§ **Written exercise**: Retype every line from the start of the entries below down to the line with "2.16, 2.5, 3.0];", both ends included; skip the pictures.
··· Record set ···
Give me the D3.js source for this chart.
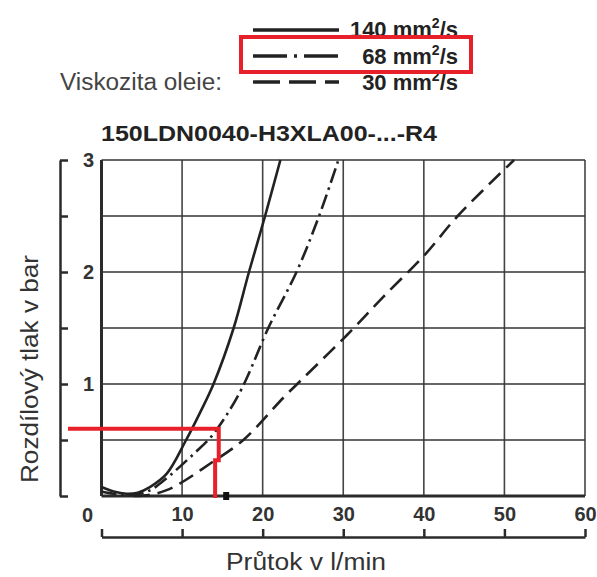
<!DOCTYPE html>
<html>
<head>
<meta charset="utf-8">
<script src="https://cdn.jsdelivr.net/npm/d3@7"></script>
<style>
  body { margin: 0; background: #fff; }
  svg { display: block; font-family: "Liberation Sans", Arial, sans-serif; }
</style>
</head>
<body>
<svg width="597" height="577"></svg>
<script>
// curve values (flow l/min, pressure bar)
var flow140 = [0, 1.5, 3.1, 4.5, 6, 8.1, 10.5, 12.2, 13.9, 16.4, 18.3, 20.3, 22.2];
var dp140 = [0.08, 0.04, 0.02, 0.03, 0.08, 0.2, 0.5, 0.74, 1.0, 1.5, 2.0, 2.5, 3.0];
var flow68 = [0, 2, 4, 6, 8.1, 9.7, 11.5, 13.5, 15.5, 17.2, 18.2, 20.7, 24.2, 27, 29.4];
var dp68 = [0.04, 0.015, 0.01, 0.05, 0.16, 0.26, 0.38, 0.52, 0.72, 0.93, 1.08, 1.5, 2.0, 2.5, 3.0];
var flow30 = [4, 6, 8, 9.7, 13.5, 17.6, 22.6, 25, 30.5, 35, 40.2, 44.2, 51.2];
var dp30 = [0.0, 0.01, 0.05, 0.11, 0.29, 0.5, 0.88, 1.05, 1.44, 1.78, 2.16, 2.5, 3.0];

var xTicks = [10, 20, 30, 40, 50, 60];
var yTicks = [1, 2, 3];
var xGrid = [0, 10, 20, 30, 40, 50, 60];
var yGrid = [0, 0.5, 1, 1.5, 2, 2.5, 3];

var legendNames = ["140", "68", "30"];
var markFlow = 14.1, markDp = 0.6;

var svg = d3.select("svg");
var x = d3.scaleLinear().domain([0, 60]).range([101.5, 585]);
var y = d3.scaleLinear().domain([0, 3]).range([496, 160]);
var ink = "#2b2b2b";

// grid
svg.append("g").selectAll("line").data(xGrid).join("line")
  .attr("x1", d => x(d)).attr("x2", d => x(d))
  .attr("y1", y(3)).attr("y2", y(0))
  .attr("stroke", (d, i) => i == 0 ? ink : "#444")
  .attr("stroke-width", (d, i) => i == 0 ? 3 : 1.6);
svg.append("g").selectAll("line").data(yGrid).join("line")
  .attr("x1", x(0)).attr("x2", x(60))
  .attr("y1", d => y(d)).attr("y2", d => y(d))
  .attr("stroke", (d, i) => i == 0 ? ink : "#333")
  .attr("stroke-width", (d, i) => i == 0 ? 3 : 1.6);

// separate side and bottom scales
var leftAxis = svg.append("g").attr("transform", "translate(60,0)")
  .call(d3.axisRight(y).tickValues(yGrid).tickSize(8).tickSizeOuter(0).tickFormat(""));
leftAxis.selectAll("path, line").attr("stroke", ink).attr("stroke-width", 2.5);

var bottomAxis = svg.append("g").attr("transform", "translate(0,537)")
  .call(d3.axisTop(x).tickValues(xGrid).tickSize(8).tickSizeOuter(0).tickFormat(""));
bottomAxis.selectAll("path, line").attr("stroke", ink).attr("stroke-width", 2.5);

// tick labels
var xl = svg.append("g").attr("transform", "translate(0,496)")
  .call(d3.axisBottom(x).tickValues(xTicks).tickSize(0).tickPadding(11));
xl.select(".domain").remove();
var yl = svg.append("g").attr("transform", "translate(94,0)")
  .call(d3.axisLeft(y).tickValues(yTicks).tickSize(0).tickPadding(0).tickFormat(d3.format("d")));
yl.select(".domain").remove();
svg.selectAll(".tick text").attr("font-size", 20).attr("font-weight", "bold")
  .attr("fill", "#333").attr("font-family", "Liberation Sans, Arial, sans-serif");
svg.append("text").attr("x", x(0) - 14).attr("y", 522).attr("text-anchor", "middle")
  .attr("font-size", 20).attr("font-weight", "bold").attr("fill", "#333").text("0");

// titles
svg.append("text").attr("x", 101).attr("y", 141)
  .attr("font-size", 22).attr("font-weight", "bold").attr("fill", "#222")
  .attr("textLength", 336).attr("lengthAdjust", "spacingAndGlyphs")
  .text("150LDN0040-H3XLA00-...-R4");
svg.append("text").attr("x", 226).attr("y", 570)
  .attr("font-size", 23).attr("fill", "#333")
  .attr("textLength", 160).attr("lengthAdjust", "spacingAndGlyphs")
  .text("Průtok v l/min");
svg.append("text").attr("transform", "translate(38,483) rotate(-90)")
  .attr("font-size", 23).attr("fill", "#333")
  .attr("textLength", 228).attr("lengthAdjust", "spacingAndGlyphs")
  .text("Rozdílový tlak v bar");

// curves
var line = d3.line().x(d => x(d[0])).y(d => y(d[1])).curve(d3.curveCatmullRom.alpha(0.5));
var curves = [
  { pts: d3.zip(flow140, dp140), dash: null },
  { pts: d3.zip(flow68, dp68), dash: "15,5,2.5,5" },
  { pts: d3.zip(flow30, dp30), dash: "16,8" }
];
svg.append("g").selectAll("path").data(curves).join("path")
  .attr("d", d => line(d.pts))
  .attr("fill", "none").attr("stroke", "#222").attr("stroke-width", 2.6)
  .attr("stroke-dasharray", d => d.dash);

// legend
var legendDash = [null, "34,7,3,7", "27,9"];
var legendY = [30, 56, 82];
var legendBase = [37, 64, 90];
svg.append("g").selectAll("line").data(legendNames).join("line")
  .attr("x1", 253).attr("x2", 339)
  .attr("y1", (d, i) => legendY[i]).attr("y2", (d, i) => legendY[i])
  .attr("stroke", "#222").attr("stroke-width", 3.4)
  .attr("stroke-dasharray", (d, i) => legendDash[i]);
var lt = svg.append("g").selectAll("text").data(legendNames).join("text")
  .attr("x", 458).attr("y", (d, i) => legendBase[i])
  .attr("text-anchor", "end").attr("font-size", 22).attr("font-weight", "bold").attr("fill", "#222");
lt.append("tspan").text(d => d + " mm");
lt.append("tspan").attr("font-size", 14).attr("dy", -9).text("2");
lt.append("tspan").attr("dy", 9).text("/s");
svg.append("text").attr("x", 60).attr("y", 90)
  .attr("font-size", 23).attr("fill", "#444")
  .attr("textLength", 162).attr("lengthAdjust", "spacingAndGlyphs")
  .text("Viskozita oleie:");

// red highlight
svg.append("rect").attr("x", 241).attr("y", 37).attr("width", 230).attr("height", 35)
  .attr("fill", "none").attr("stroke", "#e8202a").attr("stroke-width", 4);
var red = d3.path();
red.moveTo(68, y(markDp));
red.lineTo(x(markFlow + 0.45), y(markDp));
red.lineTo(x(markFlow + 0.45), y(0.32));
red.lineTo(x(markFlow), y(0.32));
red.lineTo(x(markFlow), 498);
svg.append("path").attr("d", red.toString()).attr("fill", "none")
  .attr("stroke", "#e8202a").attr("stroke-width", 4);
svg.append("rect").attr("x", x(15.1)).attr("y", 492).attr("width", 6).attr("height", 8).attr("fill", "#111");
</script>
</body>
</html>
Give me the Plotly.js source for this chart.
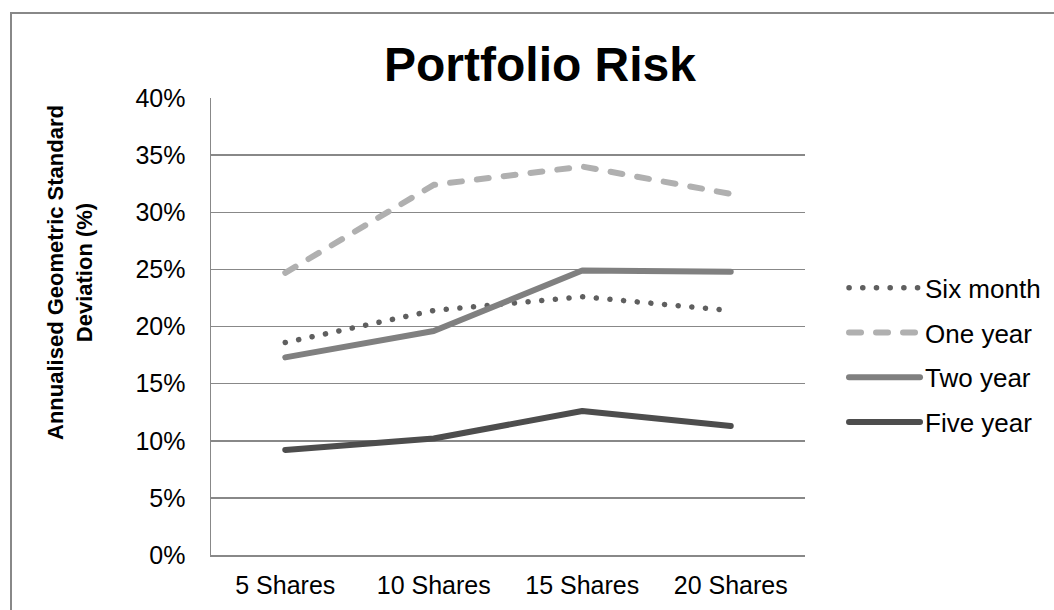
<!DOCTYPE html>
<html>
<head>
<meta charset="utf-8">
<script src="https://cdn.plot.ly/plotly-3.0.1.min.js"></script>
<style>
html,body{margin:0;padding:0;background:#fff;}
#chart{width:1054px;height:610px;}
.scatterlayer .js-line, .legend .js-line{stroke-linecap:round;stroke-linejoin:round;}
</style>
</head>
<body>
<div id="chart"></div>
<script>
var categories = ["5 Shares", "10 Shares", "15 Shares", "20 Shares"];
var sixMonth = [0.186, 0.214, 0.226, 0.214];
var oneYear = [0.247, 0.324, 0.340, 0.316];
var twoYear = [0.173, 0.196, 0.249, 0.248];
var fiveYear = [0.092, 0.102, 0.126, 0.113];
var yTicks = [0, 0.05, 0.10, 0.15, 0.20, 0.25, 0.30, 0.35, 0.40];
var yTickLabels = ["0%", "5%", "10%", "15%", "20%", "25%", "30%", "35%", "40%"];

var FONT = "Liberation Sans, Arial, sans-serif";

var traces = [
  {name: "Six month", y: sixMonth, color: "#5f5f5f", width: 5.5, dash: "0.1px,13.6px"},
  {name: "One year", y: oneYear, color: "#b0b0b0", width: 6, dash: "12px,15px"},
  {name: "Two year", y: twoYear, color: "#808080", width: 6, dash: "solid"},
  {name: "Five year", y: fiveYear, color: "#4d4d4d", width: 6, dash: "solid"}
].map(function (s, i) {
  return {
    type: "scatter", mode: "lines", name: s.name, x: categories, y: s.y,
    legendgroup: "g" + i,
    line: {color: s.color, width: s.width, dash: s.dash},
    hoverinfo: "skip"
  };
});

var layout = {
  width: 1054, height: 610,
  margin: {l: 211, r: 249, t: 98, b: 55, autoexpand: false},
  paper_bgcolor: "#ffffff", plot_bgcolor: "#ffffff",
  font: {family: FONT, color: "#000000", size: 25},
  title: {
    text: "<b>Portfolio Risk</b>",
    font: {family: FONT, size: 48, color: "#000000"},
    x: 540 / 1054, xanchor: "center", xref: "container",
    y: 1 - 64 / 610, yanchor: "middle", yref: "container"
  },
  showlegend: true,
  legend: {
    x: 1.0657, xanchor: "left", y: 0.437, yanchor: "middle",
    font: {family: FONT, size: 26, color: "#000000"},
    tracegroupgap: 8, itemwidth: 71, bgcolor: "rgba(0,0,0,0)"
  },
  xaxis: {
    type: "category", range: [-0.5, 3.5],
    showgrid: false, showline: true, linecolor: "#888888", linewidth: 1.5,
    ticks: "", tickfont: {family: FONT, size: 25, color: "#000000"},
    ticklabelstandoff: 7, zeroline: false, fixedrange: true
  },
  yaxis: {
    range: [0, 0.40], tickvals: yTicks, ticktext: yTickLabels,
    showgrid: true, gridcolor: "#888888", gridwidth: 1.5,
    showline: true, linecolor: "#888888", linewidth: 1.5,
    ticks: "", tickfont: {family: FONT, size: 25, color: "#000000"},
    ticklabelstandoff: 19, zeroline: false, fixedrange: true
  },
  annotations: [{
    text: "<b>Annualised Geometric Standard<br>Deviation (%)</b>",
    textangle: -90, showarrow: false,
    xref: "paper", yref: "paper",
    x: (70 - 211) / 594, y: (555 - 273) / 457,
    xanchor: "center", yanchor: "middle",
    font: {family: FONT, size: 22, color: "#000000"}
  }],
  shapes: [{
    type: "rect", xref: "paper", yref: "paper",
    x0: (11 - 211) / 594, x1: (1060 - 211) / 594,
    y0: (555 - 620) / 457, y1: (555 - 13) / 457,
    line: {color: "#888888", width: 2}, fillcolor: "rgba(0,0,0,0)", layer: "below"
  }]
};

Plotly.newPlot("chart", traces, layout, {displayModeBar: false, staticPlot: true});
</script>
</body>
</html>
···
§ **Result for this exercise**:
Give me the D3.js source for this chart.
<!DOCTYPE html>
<html>
<head>
<meta charset="utf-8">
<script src="https://cdn.jsdelivr.net/npm/d3@7"></script>
<style>
  body { margin: 0; background: #fff; }
  svg { display: block; font-family: "Liberation Sans", Arial, sans-serif; }
</style>
</head>
<body>
<svg width="597" height="577"></svg>
<script>
// curve values (flow l/min, pressure bar)
var flow140 = [0, 1.5, 3.1, 4.5, 6, 8.1, 10.5, 12.2, 13.9, 16.4, 18.3, 20.3, 22.2];
var dp140 = [0.08, 0.04, 0.02, 0.03, 0.08, 0.2, 0.5, 0.74, 1.0, 1.5, 2.0, 2.5, 3.0];
var flow68 = [0, 2, 4, 6, 8.1, 9.7, 11.5, 13.5, 15.5, 17.2, 18.2, 20.7, 24.2, 27, 29.4];
var dp68 = [0.04, 0.015, 0.01, 0.05, 0.16, 0.26, 0.38, 0.52, 0.72, 0.93, 1.08, 1.5, 2.0, 2.5, 3.0];
var flow30 = [4, 6, 8, 9.7, 13.5, 17.6, 22.6, 25, 30.5, 35, 40.2, 44.2, 51.2];
var dp30 = [0.0, 0.01, 0.05, 0.11, 0.29, 0.5, 0.88, 1.05, 1.44, 1.78, 2.16, 2.5, 3.0];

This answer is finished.